| Given task |
Output each line of the material exactly as it stands.

| Material provided |
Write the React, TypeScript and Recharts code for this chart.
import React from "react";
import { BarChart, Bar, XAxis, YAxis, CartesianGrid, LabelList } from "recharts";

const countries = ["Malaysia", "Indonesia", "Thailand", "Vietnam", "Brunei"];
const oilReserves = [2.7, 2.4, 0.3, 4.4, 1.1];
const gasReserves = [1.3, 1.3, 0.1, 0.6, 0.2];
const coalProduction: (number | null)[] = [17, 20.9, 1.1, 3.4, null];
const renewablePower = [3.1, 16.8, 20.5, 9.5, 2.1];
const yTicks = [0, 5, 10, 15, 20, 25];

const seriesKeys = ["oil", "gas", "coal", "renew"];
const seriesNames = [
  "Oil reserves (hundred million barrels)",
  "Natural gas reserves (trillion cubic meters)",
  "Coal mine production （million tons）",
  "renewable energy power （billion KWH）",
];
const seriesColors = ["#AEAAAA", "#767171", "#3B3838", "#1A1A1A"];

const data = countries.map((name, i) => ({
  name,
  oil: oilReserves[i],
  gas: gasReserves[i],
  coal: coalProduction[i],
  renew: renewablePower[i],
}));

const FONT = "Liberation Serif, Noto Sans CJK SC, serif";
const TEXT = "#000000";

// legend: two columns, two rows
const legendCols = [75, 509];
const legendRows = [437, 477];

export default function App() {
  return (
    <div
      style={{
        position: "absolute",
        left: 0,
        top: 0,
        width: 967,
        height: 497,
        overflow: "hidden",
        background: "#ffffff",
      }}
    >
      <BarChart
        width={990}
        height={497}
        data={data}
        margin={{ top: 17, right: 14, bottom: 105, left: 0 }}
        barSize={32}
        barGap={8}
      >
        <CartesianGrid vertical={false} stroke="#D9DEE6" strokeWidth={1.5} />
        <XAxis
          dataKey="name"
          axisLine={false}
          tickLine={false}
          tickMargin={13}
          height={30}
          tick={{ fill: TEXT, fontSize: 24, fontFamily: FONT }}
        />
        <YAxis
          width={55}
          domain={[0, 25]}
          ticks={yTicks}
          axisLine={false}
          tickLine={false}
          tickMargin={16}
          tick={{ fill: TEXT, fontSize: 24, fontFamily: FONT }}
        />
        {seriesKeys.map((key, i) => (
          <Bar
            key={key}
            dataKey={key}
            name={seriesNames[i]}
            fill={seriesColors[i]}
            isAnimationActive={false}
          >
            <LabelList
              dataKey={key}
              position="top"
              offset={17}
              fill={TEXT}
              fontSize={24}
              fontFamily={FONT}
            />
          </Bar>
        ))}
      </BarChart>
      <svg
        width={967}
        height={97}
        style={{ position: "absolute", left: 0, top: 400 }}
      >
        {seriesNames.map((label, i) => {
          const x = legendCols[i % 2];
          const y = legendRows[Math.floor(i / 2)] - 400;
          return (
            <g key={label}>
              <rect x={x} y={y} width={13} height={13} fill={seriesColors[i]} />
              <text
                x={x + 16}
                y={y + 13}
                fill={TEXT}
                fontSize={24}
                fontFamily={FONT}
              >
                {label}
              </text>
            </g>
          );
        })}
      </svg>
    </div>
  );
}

| Written response |
Write the React, TypeScript and Recharts code for this chart.
import React from "react";
import { BarChart, Bar, XAxis, YAxis, CartesianGrid, LabelList } from "recharts";

const countries = ["Malaysia", "Indonesia", "Thailand", "Vietnam", "Brunei"];
const oilReserves = [2.7, 2.4, 0.3, 4.4, 1.1];
const gasReserves = [1.3, 1.3, 0.1, 0.6, 0.2];
const coalProduction: (number | null)[] = [17, 20.9, 1.1, 3.4, null];
const renewablePower = [3.1, 16.8, 20.5, 9.5, 2.1];
const yTicks = [0, 5, 10, 15, 20, 25];

const seriesKeys = ["oil", "gas", "coal", "renew"];
const seriesNames = [
  "Oil reserves (hundred million barrels)",
  "Natural gas reserves (trillion cubic meters)",
  "Coal mine production （million tons）",
  "renewable energy power （billion KWH）",
];
const seriesColors = ["#AEAAAA", "#767171", "#3B3838", "#1A1A1A"];

const data = countries.map((name, i) => ({
  name,
  oil: oilReserves[i],
  gas: gasReserves[i],
  coal: coalProduction[i],
  renew: renewablePower[i],
}));

const FONT = "Liberation Serif, Noto Sans CJK SC, serif";
const TEXT = "#000000";

// legend: two columns, two rows
const legendCols = [75, 509];
const legendRows = [437, 477];

export default function App() {
  return (
    <div
      style={{
        position: "absolute",
        left: 0,
        top: 0,
        width: 967,
        height: 497,
        overflow: "hidden",
        background: "#ffffff",
      }}
    >
      <BarChart
        width={990}
        height={497}
        data={data}
        margin={{ top: 17, right: 14, bottom: 105, left: 0 }}
        barSize={32}
        barGap={8}
      >
        <CartesianGrid vertical={false} stroke="#D9DEE6" strokeWidth={1.5} />
        <XAxis
          dataKey="name"
          axisLine={false}
          tickLine={false}
          tickMargin={13}
          height={30}
          tick={{ fill: TEXT, fontSize: 24, fontFamily: FONT }}
        />
        <YAxis
          width={55}
          domain={[0, 25]}
          ticks={yTicks}
          axisLine={false}
          tickLine={false}
          tickMargin={16}
          tick={{ fill: TEXT, fontSize: 24, fontFamily: FONT }}
        />
        {seriesKeys.map((key, i) => (
          <Bar
            key={key}
            dataKey={key}
            name={seriesNames[i]}
            fill={seriesColors[i]}
            isAnimationActive={false}
          >
            <LabelList
              dataKey={key}
              position="top"
              offset={17}
              fill={TEXT}
              fontSize={24}
              fontFamily={FONT}
            />
          </Bar>
        ))}
      </BarChart>
      <svg
        width={967}
        height={97}
        style={{ position: "absolute", left: 0, top: 400 }}
      >
        {seriesNames.map((label, i) => {
          const x = legendCols[i % 2];
          const y = legendRows[Math.floor(i / 2)] - 400;
          return (
            <g key={label}>
              <rect x={x} y={y} width={13} height={13} fill={seriesColors[i]} />
              <text
                x={x + 16}
                y={y + 13}
                fill={TEXT}
                fontSize={24}
                fontFamily={FONT}
              >
                {label}
              </text>
            </g>
          );
        })}
      </svg>
    </div>
  );
}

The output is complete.